Но во многих уездах пустот числилось в пятнадцать — двадцать раз больше пашен. Через десять лет в поземельной описи в подмосковных уездах — Мценском, Белевском, Елецком бобылей было вдвое-втрое больше имущих крестьян, и во многих землях царства еще тлели под пеплом отбушевавших пожаров горячие угли народного гнева, почти всюду бродили еще в лесах разбойные ватаги.
Московские соборы выборных людей мало помогали возрождению опустошенной Московии.
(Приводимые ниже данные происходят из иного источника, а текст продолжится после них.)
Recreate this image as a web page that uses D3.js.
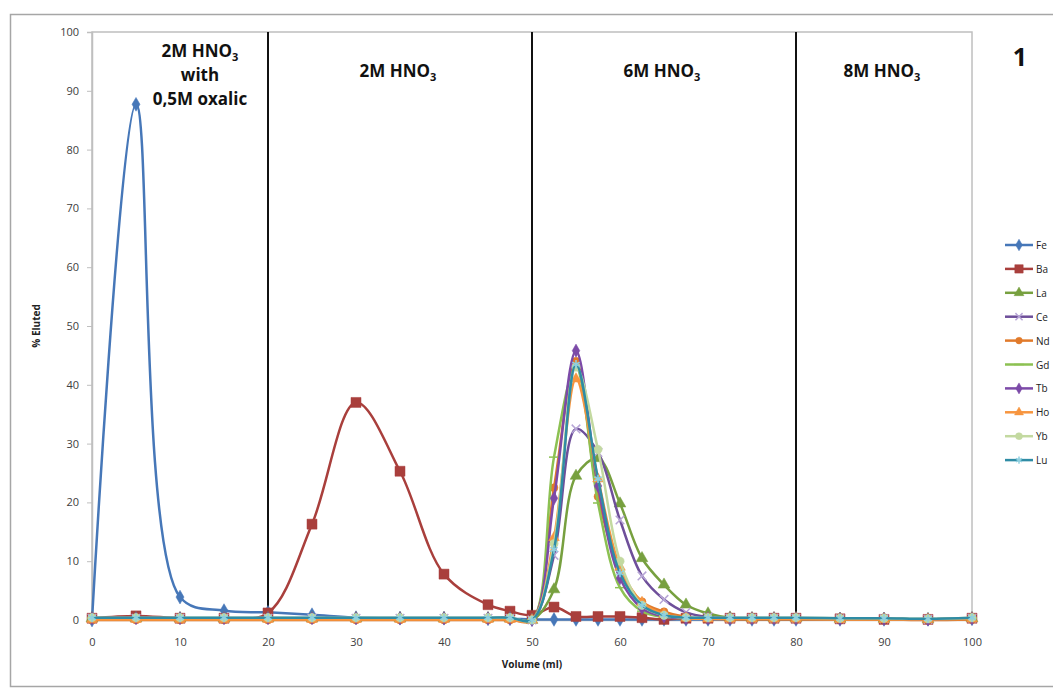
<!doctype html>
<html lang='en'>
<head>
    <meta charset='UTF-8'>
    <title>% Eluted vs Volume</title>
    <script src='https://cdn.jsdelivr.net/npm/d3@7/dist/d3.min.js'></script>
    <style>
        body { margin: 0; background: #fff; }
        text { font-family: 'Open Sans', 'Noto Sans', sans-serif; }
    </style>
    <script>
        SVG_SIZE = { width: 1053, height: 691 };
        PLOT = { left: 92, top: 32, right: 972, bottom: 620 };

        // volume (ml) of each collected fraction
        const volumes = [0, 5, 10, 15, 20, 25, 30, 35, 40, 45, 47.5, 50, 52.5, 55, 57.5, 60, 62.5, 65, 67.5, 70, 72.5, 75, 77.5, 80, 85, 90, 95, 100];
        const fe = [0, 87.7, 3.9, 1.6, 1.3, 0.9, 0.4, 0.3, 0.3, 0.2, 0.2, 0.1, 0.1, 0.1, 0.1, 0.1, 0.1, 0.1, 0.1, 0.1, 0.1, 0.1, 0.1, 0.1, 0.1, 0.1, 0.1, 0.2];
        const ba = [0.3, 0.7, 0.3, 0.3, 1.2, 16.3, 37.0, 25.3, 7.8, 2.6, 1.5, 0.8, 2.2, 0.6, 0.6, 0.6, 0.4, 0.1, 0.3, 0.3, 0.3, 0.3, 0.3, 0.3, 0.2, 0.1, 0.1, 0.3];
        const la = [0.3, 0.3, 0.3, 0.3, 0.3, 0.3, 0.3, 0.3, 0.3, 0.3, 0.3, 0, 5.2, 24.5, 27.5, 19.8, 10.5, 6.0, 2.6, 1.1, 0.4, 0.3, 0.3, 0.3, 0.2, 0.2, 0.1, 0.3];
        const ce = [0.3, 0.3, 0.3, 0.3, 0.3, 0.3, 0.3, 0.3, 0.3, 0.3, 0.3, 0, 11.0, 32.5, 28.5, 17.0, 7.5, 3.5, 1.3, 0.5, 0.3, 0.3, 0.3, 0.3, 0.2, 0.2, 0.1, 0.3];
        const nd = [0, 0, 0, 0, 0, 0, 0, 0, 0, 0, 0, 0, 22.5, 44.0, 21.0, 8.5, 3.1, 1.4, 0.5, 0.2, 0.1, 0.1, 0.1, 0.1, 0.1, 0.1, 0, 0.1];
        const gd = [0.3, 0.3, 0.3, 0.3, 0.3, 0.3, 0.3, 0.3, 0.3, 0.3, 0.3, 0, 27.7, 43.0, 19.9, 5.5, 1.5, 0.5, 0.3, 0.3, 0.3, 0.3, 0.3, 0.3, 0.2, 0.2, 0.1, 0.3];
        const tb = [0.3, 0.3, 0.3, 0.3, 0.3, 0.3, 0.3, 0.3, 0.3, 0.3, 0.3, 0, 20.7, 45.8, 22.8, 7.1, 2.0, 0.6, 0.3, 0.3, 0.3, 0.3, 0.3, 0.3, 0.2, 0.2, 0.1, 0.3];
        const ho = [0.1, 0.1, 0.1, 0.1, 0.1, 0.1, 0.1, 0.1, 0.1, 0.1, 0.1, 0, 14.0, 41.0, 24.0, 9.0, 3.0, 1.0, 0.3, 0.2, 0.2, 0.2, 0.2, 0.2, 0.1, 0.1, 0.1, 0.2];
        const yb = [0.4, 0.4, 0.4, 0.4, 0.4, 0.4, 0.4, 0.4, 0.4, 0.4, 0.4, 0, 13.0, 43.0, 29.0, 10.0, 2.5, 0.8, 0.4, 0.4, 0.4, 0.4, 0.4, 0.4, 0.3, 0.3, 0.2, 0.4];
        const lu = [0.4, 0.4, 0.4, 0.4, 0.4, 0.4, 0.4, 0.4, 0.4, 0.4, 0.4, 0, 12.0, 43.5, 24.0, 8.0, 2.5, 0.8, 0.4, 0.4, 0.4, 0.4, 0.4, 0.4, 0.3, 0.3, 0.2, 0.4];

        const seriesNames = ['Fe', 'Ba', 'La', 'Ce', 'Nd', 'Gd', 'Tb', 'Ho', 'Yb', 'Lu'];
        const seriesValues = [fe, ba, la, ce, nd, gd, tb, ho, yb, lu];
        const xTicks = [0, 10, 20, 30, 40, 50, 60, 70, 80, 90, 100];
        const yTicks = [0, 10, 20, 30, 40, 50, 60, 70, 80, 90, 100];
        const stepVolumes = [20, 50, 80];
        const stepLabels = [['2M HNO', '3'], ['2M HNO', '3'], ['6M HNO', '3'], ['8M HNO', '3']];

        // line colour, marker colour, marker type, marker size
        const styles = {
            'Fe': { color: '#4677B8', mark: '#4677B8', sym: 'diamond', size: 55 },
            'Ba': { color: '#A93F3C', mark: '#A93F3C', sym: 'square', size: 100 },
            'La': { color: '#77A03F', mark: '#77A03F', sym: 'triangle', size: 60 },
            'Ce': { color: '#6E4F9A', mark: '#B7A6D6', sym: 'times', size: 50 },
            'Nd': { color: '#E17A2B', mark: '#E17A2B', sym: 'circle', size: 50 },
            'Gd': { color: '#8CC152', mark: '#8CC152', sym: 'dash', size: 50 },
            'Tb': { color: '#7C4AA8', mark: '#7C4AA8', sym: 'diamond', size: 50 },
            'Ho': { color: '#F7953F', mark: '#F7953F', sym: 'triangle', size: 50 },
            'Yb': { color: '#C3D9A0', mark: '#C3D9A0', sym: 'circle', size: 55 },
            'Lu': { color: '#2F8CA5', mark: '#8FD0E0', sym: 'asterisk', size: 50 }
        };

        function symbolPath(name, size) {
            if (name == 'dash') {
                return 'M-5,0L5,0';
            }
            let types = {
                'diamond': d3.symbolDiamond, 'square': d3.symbolSquare, 'triangle': d3.symbolTriangle,
                'times': d3.symbolTimes, 'circle': d3.symbolCircle, 'asterisk': d3.symbolAsterisk
            };
            return d3.symbol().type(types[name]).size(size)();
        }
        function isStroked(name) {
            return name == 'times' || name == 'asterisk' || name == 'dash';
        }

        function draw_chart() {
            let svg = d3.select('#container').append('svg')
                .attr('width', SVG_SIZE.width).attr('height', SVG_SIZE.height);

            // outer chart border
            svg.append('rect').attr('x', 10.5).attr('y', 14.5).attr('width', 1050).attr('height', 672)
                .attr('fill', '#fff').attr('stroke', '#A6A6A6').attr('stroke-width', 1.5);

            let xScale = d3.scaleLinear().domain([0, 100]).range([PLOT.left, PLOT.right]);
            let yScale = d3.scaleLinear().domain([0, 100]).range([PLOT.bottom, PLOT.top]);

            // plot area frame
            svg.append('rect').attr('x', PLOT.left).attr('y', PLOT.top)
                .attr('width', PLOT.right - PLOT.left).attr('height', PLOT.bottom - PLOT.top)
                .attr('fill', 'none').attr('stroke', '#BFBFBF').attr('stroke-width', 1.5);

            let yAxis = d3.axisLeft(yScale).tickValues(yTicks).tickSize(5).tickPadding(8);
            let gy = svg.append('g').attr('transform', 'translate(' + PLOT.left + ',0)').call(yAxis);
            let xAxis = d3.axisBottom(xScale).tickValues(xTicks).tickSize(0).tickPadding(18);
            let gx = svg.append('g').attr('transform', 'translate(0,' + PLOT.bottom + ')').call(xAxis);
            [gx, gy].forEach(function (g) {
                g.select('.domain').attr('stroke', '#BFBFBF').attr('stroke-width', 1.5);
                g.selectAll('.tick line').attr('stroke', '#BFBFBF');
                g.selectAll('.tick text').attr('fill', '#404040').style('font-size', '11px')
                    .style('font-family', "'Open Sans', sans-serif");
            });

            // step boundaries
            svg.selectAll('line.step').data(stepVolumes).enter().append('line')
                .attr('class', 'step')
                .attr('x1', function (d) { return xScale(d); }).attr('x2', function (d) { return xScale(d); })
                .attr('y1', PLOT.top).attr('y2', PLOT.bottom)
                .attr('stroke', '#111').attr('stroke-width', 2);

            // step labels
            let labelCenters = [12.5, 35, 65, 90];
            labelCenters.forEach(function (v, i) {
                let t = svg.append('text')
                    .attr('x', xScale(v) - 2).attr('y', i == 0 ? 57 : 77)
                    .attr('text-anchor', 'middle')
                    .style('font-size', '17px').style('font-weight', 'bold').attr('fill', '#111');
                t.append('tspan').text(stepLabels[i][0]);
                t.append('tspan').attr('dy', 4).style('font-size', '11px').text(stepLabels[i][1]);
            });
            svg.append('text').attr('x', xScale(12.5) - 2).attr('y', 81).attr('text-anchor', 'middle')
                .style('font-size', '17px').style('font-weight', 'bold').attr('fill', '#111').text('with');
            svg.append('text').attr('x', xScale(12.5) - 2).attr('y', 105).attr('text-anchor', 'middle')
                .style('font-size', '17px').style('font-weight', 'bold').attr('fill', '#111').text('0,5M oxalic');
            svg.append('text').attr('x', 1020).attr('y', 66).attr('text-anchor', 'middle')
                .style('font-size', '25px').style('font-weight', 'bold').attr('fill', '#111').text('1');

            // axis titles
            svg.append('text').attr('transform', 'translate(40,' + ((PLOT.top + PLOT.bottom) / 2) + ')rotate(-90)')
                .attr('text-anchor', 'middle').style('font-size', '10px').style('font-weight', 'bold')
                .attr('fill', '#222').text('% Eluted');
            svg.append('text').attr('x', (PLOT.left + PLOT.right) / 2).attr('y', 668)
                .attr('text-anchor', 'middle').style('font-size', '10px').style('font-weight', 'bold')
                .attr('fill', '#222').text('Volume  (ml)');

            let line_generator = d3.line()
                .x(function (d, i) { return xScale(volumes[i]); })
                .y(function (d) { return yScale(d); })
                .curve(d3.curveCatmullRom.alpha(0.5));

            seriesNames.forEach(function (name, k) {
                let st = styles[name];
                let g = svg.append('g');
                g.append('path')
                    .attr('d', line_generator(seriesValues[k]))
                    .attr('fill', 'none')
                    .attr('stroke', st.color)
                    .attr('stroke-width', 2.5)
                    .attr('stroke-linejoin', 'round');
                g.selectAll('path.mk').data(seriesValues[k]).enter().append('path')
                    .attr('class', 'mk')
                    .attr('transform', function (d, i) { return 'translate(' + xScale(volumes[i]) + ',' + yScale(d) + ')'; })
                    .attr('d', symbolPath(st.sym, st.size))
                    .attr('fill', isStroked(st.sym) ? 'none' : st.mark)
                    .attr('stroke', st.mark)
                    .attr('stroke-width', isStroked(st.sym) ? 1.5 : 0.5);
            });

            // legend
            let legend = svg.append('g').attr('transform', 'translate(1005,245)');
            seriesNames.forEach(function (name, k) {
                let st = styles[name];
                let row = legend.append('g').attr('transform', 'translate(0,' + (k * 23.9) + ')');
                row.append('line').attr('x1', 0).attr('x2', 28).attr('y1', 0).attr('y2', 0)
                    .attr('stroke', st.color).attr('stroke-width', 2.5);
                row.append('path').attr('transform', 'translate(14,0)')
                    .attr('d', symbolPath(st.sym, st.size * 0.7))
                    .attr('fill', isStroked(st.sym) ? 'none' : st.mark)
                    .attr('stroke', st.mark)
                    .attr('stroke-width', isStroked(st.sym) ? 1.5 : 0.5);
                row.append('text').attr('x', 31).attr('y', 4)
                    .style('font-size', '10px').attr('fill', '#222').text(name);
            });
        }

        window.onload = function () {
            draw_chart();
        }
    </script>
</head>
<body>
    <div id='container'></div>
</body>
</html>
Уже в 1619 году Царь и патриарх, промышляя о государстве, «чтобы во всем поправить, как лучше, вызвали в Москву для устроения земли всех чинов всякого города выборных, добрых и разумных людей, кои умели бы рассказать разорения и насильства, ими вынесенные, и бить челом об обидах и теснотах». Царь и патриарх, стремясь прежде всего поправить дела государства, на которое они уже привыкли смотреть как на Богом дарованную им вотчину, были неприятно поражены, когда вместо льстивого славословия безропотных и во всем послушных потакателей услышали на Соборе немолчные жалобы всех сословий. И все-таки наперекор всему «Царство вновь строитися начат»…
Что за неуживчивая, мятежная натура этот Джордж Лермонт! В Москве его тянет на родину и в поход, в походах и боях он стремится в Москву. В перерыве между боями при свете сторожевого костра Лермонт строчил жене длинные письма. «Нас соединила не страстная любовь, мое дрожайшее сокровище, а нежность, притягательная и загадочная, как рок» — вот таким изысканным слогом, таким высоким штилем (выбранным токмо для постороннего) писал он Наташе, в сущности, малограмотной, как почти все дворянки того времени. Он не посылал письма с оказией, — почты тогда и в помине не было на Руси, а сам привозил и читал их вслух Наташе, и всегда оставалось для него тайной, что понимала Наташа, а что не понимает и близка ли она или далека.
Закинув руки за голову, подолгу лежал он на большом ларе, покрытом захваченным в бою у крымцев турецким ковром, и следил испытующим взором за Наташей. Родив ему детей, сохранила Наташа свою легкую, грациозную походку, ходила, как говорят русские, павой, с движениями, полными неизъяснимого изящества. Его втайне обижало, что она молча, не млея, без бурных восторгов, с тихой, ласковой улыбкой выслушивала его романтические излияния и скорее спешила заняться своими вечными домашними делами, воевала с неистребимыми клопами, изводившими мужа, или бежала в церковь.